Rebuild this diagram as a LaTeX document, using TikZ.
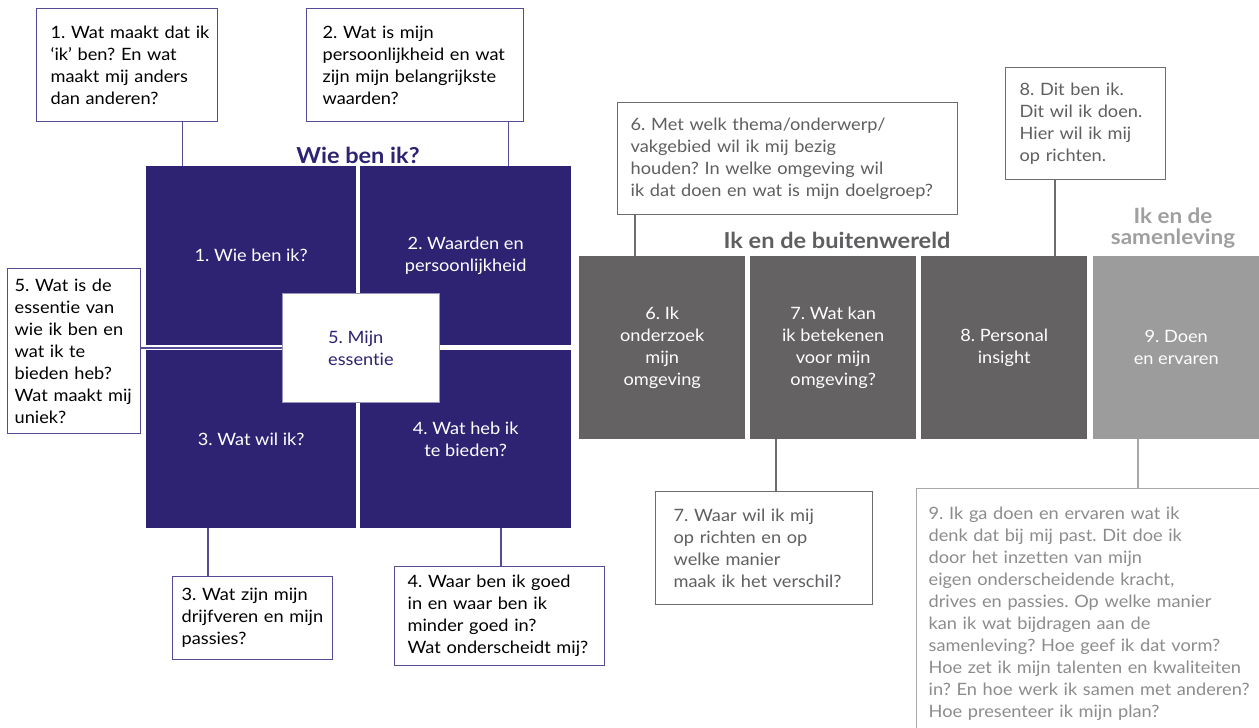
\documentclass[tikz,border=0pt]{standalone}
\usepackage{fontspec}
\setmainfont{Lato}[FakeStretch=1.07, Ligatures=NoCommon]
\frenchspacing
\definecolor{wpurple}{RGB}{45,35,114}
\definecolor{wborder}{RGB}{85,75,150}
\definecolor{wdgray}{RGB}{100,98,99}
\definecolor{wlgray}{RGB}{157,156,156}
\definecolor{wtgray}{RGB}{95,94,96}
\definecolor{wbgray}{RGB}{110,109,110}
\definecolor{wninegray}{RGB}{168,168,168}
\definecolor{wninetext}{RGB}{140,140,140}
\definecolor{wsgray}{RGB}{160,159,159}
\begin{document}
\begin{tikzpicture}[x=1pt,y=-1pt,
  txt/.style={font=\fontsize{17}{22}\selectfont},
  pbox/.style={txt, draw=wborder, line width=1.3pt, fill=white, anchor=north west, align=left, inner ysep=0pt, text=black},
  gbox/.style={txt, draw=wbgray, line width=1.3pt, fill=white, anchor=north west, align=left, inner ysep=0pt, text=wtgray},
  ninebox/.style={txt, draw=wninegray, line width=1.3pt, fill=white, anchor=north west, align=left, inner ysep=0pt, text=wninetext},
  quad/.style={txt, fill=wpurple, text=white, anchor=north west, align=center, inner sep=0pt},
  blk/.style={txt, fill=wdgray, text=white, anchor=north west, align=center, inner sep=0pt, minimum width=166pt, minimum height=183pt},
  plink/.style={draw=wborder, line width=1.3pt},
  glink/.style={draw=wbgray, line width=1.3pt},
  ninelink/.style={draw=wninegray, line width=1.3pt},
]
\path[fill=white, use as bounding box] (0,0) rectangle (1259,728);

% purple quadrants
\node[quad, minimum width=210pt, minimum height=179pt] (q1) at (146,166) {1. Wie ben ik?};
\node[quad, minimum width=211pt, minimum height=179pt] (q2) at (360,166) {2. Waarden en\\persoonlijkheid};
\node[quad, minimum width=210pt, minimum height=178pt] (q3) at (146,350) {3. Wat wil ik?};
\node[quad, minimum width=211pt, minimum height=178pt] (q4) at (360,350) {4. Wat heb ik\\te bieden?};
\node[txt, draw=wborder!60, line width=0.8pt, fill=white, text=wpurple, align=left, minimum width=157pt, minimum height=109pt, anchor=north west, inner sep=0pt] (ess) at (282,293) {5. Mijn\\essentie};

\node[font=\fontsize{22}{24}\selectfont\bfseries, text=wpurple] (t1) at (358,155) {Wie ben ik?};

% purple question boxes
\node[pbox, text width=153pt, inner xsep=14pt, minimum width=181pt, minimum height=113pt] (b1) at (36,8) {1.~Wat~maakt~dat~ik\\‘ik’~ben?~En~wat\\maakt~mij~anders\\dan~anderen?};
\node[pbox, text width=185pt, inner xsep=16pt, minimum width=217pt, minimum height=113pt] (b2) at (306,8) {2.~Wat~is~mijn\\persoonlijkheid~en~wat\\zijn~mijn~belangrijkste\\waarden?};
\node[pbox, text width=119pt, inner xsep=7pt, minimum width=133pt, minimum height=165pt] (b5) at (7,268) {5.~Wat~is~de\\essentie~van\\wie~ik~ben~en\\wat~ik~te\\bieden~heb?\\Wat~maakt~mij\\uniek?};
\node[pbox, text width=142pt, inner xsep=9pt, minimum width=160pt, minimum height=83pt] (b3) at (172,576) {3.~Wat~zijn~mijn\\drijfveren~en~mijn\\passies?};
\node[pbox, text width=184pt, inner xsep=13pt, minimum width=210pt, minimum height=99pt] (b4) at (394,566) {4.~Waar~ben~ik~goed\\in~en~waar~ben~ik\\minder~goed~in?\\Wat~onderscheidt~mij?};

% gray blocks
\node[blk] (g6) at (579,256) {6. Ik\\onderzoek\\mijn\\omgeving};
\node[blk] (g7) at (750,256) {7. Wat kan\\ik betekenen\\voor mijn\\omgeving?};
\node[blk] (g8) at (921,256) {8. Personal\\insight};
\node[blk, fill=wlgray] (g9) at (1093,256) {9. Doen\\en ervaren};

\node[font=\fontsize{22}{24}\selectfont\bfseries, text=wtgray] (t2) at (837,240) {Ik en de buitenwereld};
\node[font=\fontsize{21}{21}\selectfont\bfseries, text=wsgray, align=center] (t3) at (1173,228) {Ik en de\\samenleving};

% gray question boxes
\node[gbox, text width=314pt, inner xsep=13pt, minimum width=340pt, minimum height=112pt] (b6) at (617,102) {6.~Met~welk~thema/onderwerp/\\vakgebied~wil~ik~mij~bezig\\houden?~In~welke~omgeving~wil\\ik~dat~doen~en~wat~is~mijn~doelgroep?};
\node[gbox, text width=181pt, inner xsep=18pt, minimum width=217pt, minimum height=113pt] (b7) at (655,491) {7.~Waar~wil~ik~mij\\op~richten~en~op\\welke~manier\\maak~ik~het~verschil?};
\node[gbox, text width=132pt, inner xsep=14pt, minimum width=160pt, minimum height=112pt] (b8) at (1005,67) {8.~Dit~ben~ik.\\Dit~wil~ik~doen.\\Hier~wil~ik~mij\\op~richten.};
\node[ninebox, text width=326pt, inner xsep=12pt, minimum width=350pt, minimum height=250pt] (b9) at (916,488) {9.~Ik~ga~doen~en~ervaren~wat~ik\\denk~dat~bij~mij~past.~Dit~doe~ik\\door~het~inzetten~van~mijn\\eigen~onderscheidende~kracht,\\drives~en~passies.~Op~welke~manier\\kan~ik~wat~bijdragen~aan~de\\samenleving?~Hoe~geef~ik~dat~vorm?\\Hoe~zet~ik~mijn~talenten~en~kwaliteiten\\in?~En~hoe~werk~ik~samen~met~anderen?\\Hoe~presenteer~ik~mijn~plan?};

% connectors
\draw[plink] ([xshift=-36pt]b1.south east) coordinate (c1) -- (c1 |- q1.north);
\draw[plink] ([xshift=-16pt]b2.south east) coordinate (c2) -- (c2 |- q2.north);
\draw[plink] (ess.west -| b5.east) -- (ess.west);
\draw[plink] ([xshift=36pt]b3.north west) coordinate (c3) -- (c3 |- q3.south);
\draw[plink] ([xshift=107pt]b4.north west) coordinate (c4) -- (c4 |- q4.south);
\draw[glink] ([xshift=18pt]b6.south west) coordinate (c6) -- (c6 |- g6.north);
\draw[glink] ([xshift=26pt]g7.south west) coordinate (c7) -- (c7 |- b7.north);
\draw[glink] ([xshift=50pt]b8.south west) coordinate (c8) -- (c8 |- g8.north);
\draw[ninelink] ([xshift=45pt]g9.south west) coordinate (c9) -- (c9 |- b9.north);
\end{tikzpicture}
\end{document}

§ TASK BRIEF: Every line of the material is to be quoted exactly, with no pictures carried over.

§ OUTPUT OF THE TASK:
Rebuild this diagram as a LaTeX document, using TikZ.
\documentclass[tikz,border=0pt]{standalone}
\usepackage{fontspec}
\setmainfont{Lato}[FakeStretch=1.07, Ligatures=NoCommon]
\frenchspacing
\definecolor{wpurple}{RGB}{45,35,114}
\definecolor{wborder}{RGB}{85,75,150}
\definecolor{wdgray}{RGB}{100,98,99}
\definecolor{wlgray}{RGB}{157,156,156}
\definecolor{wtgray}{RGB}{95,94,96}
\definecolor{wbgray}{RGB}{110,109,110}
\definecolor{wninegray}{RGB}{168,168,168}
\definecolor{wninetext}{RGB}{140,140,140}
\definecolor{wsgray}{RGB}{160,159,159}
\begin{document}
\begin{tikzpicture}[x=1pt,y=-1pt,
  txt/.style={font=\fontsize{17}{22}\selectfont},
  pbox/.style={txt, draw=wborder, line width=1.3pt, fill=white, anchor=north west, align=left, inner ysep=0pt, text=black},
  gbox/.style={txt, draw=wbgray, line width=1.3pt, fill=white, anchor=north west, align=left, inner ysep=0pt, text=wtgray},
  ninebox/.style={txt, draw=wninegray, line width=1.3pt, fill=white, anchor=north west, align=left, inner ysep=0pt, text=wninetext},
  quad/.style={txt, fill=wpurple, text=white, anchor=north west, align=center, inner sep=0pt},
  blk/.style={txt, fill=wdgray, text=white, anchor=north west, align=center, inner sep=0pt, minimum width=166pt, minimum height=183pt},
  plink/.style={draw=wborder, line width=1.3pt},
  glink/.style={draw=wbgray, line width=1.3pt},
  ninelink/.style={draw=wninegray, line width=1.3pt},
]
\path[fill=white, use as bounding box] (0,0) rectangle (1259,728);

% purple quadrants
\node[quad, minimum width=210pt, minimum height=179pt] (q1) at (146,166) {1. Wie ben ik?};
\node[quad, minimum width=211pt, minimum height=179pt] (q2) at (360,166) {2. Waarden en\\persoonlijkheid};
\node[quad, minimum width=210pt, minimum height=178pt] (q3) at (146,350) {3. Wat wil ik?};
\node[quad, minimum width=211pt, minimum height=178pt] (q4) at (360,350) {4. Wat heb ik\\te bieden?};
\node[txt, draw=wborder!60, line width=0.8pt, fill=white, text=wpurple, align=left, minimum width=157pt, minimum height=109pt, anchor=north west, inner sep=0pt] (ess) at (282,293) {5. Mijn\\essentie};

\node[font=\fontsize{22}{24}\selectfont\bfseries, text=wpurple] (t1) at (358,155) {Wie ben ik?};

% purple question boxes
\node[pbox, text width=153pt, inner xsep=14pt, minimum width=181pt, minimum height=113pt] (b1) at (36,8) {1.~Wat~maakt~dat~ik\\‘ik’~ben?~En~wat\\maakt~mij~anders\\dan~anderen?};
\node[pbox, text width=185pt, inner xsep=16pt, minimum width=217pt, minimum height=113pt] (b2) at (306,8) {2.~Wat~is~mijn\\persoonlijkheid~en~wat\\zijn~mijn~belangrijkste\\waarden?};
\node[pbox, text width=119pt, inner xsep=7pt, minimum width=133pt, minimum height=165pt] (b5) at (7,268) {5.~Wat~is~de\\essentie~van\\wie~ik~ben~en\\wat~ik~te\\bieden~heb?\\Wat~maakt~mij\\uniek?};
\node[pbox, text width=142pt, inner xsep=9pt, minimum width=160pt, minimum height=83pt] (b3) at (172,576) {3.~Wat~zijn~mijn\\drijfveren~en~mijn\\passies?};
\node[pbox, text width=184pt, inner xsep=13pt, minimum width=210pt, minimum height=99pt] (b4) at (394,566) {4.~Waar~ben~ik~goed\\in~en~waar~ben~ik\\minder~goed~in?\\Wat~onderscheidt~mij?};

% gray blocks
\node[blk] (g6) at (579,256) {6. Ik\\onderzoek\\mijn\\omgeving};
\node[blk] (g7) at (750,256) {7. Wat kan\\ik betekenen\\voor mijn\\omgeving?};
\node[blk] (g8) at (921,256) {8. Personal\\insight};
\node[blk, fill=wlgray] (g9) at (1093,256) {9. Doen\\en ervaren};

\node[font=\fontsize{22}{24}\selectfont\bfseries, text=wtgray] (t2) at (837,240) {Ik en de buitenwereld};
\node[font=\fontsize{21}{21}\selectfont\bfseries, text=wsgray, align=center] (t3) at (1173,228) {Ik en de\\samenleving};

% gray question boxes
\node[gbox, text width=314pt, inner xsep=13pt, minimum width=340pt, minimum height=112pt] (b6) at (617,102) {6.~Met~welk~thema/onderwerp/\\vakgebied~wil~ik~mij~bezig\\houden?~In~welke~omgeving~wil\\ik~dat~doen~en~wat~is~mijn~doelgroep?};
\node[gbox, text width=181pt, inner xsep=18pt, minimum width=217pt, minimum height=113pt] (b7) at (655,491) {7.~Waar~wil~ik~mij\\op~richten~en~op\\welke~manier\\maak~ik~het~verschil?};
\node[gbox, text width=132pt, inner xsep=14pt, minimum width=160pt, minimum height=112pt] (b8) at (1005,67) {8.~Dit~ben~ik.\\Dit~wil~ik~doen.\\Hier~wil~ik~mij\\op~richten.};
\node[ninebox, text width=326pt, inner xsep=12pt, minimum width=350pt, minimum height=250pt] (b9) at (916,488) {9.~Ik~ga~doen~en~ervaren~wat~ik\\denk~dat~bij~mij~past.~Dit~doe~ik\\door~het~inzetten~van~mijn\\eigen~onderscheidende~kracht,\\drives~en~passies.~Op~welke~manier\\kan~ik~wat~bijdragen~aan~de\\samenleving?~Hoe~geef~ik~dat~vorm?\\Hoe~zet~ik~mijn~talenten~en~kwaliteiten\\in?~En~hoe~werk~ik~samen~met~anderen?\\Hoe~presenteer~ik~mijn~plan?};

% connectors
\draw[plink] ([xshift=-36pt]b1.south east) coordinate (c1) -- (c1 |- q1.north);
\draw[plink] ([xshift=-16pt]b2.south east) coordinate (c2) -- (c2 |- q2.north);
\draw[plink] (ess.west -| b5.east) -- (ess.west);
\draw[plink] ([xshift=36pt]b3.north west) coordinate (c3) -- (c3 |- q3.south);
\draw[plink] ([xshift=107pt]b4.north west) coordinate (c4) -- (c4 |- q4.south);
\draw[glink] ([xshift=18pt]b6.south west) coordinate (c6) -- (c6 |- g6.north);
\draw[glink] ([xshift=26pt]g7.south west) coordinate (c7) -- (c7 |- b7.north);
\draw[glink] ([xshift=50pt]b8.south west) coordinate (c8) -- (c8 |- g8.north);
\draw[ninelink] ([xshift=45pt]g9.south west) coordinate (c9) -- (c9 |- b9.north);
\end{tikzpicture}
\end{document}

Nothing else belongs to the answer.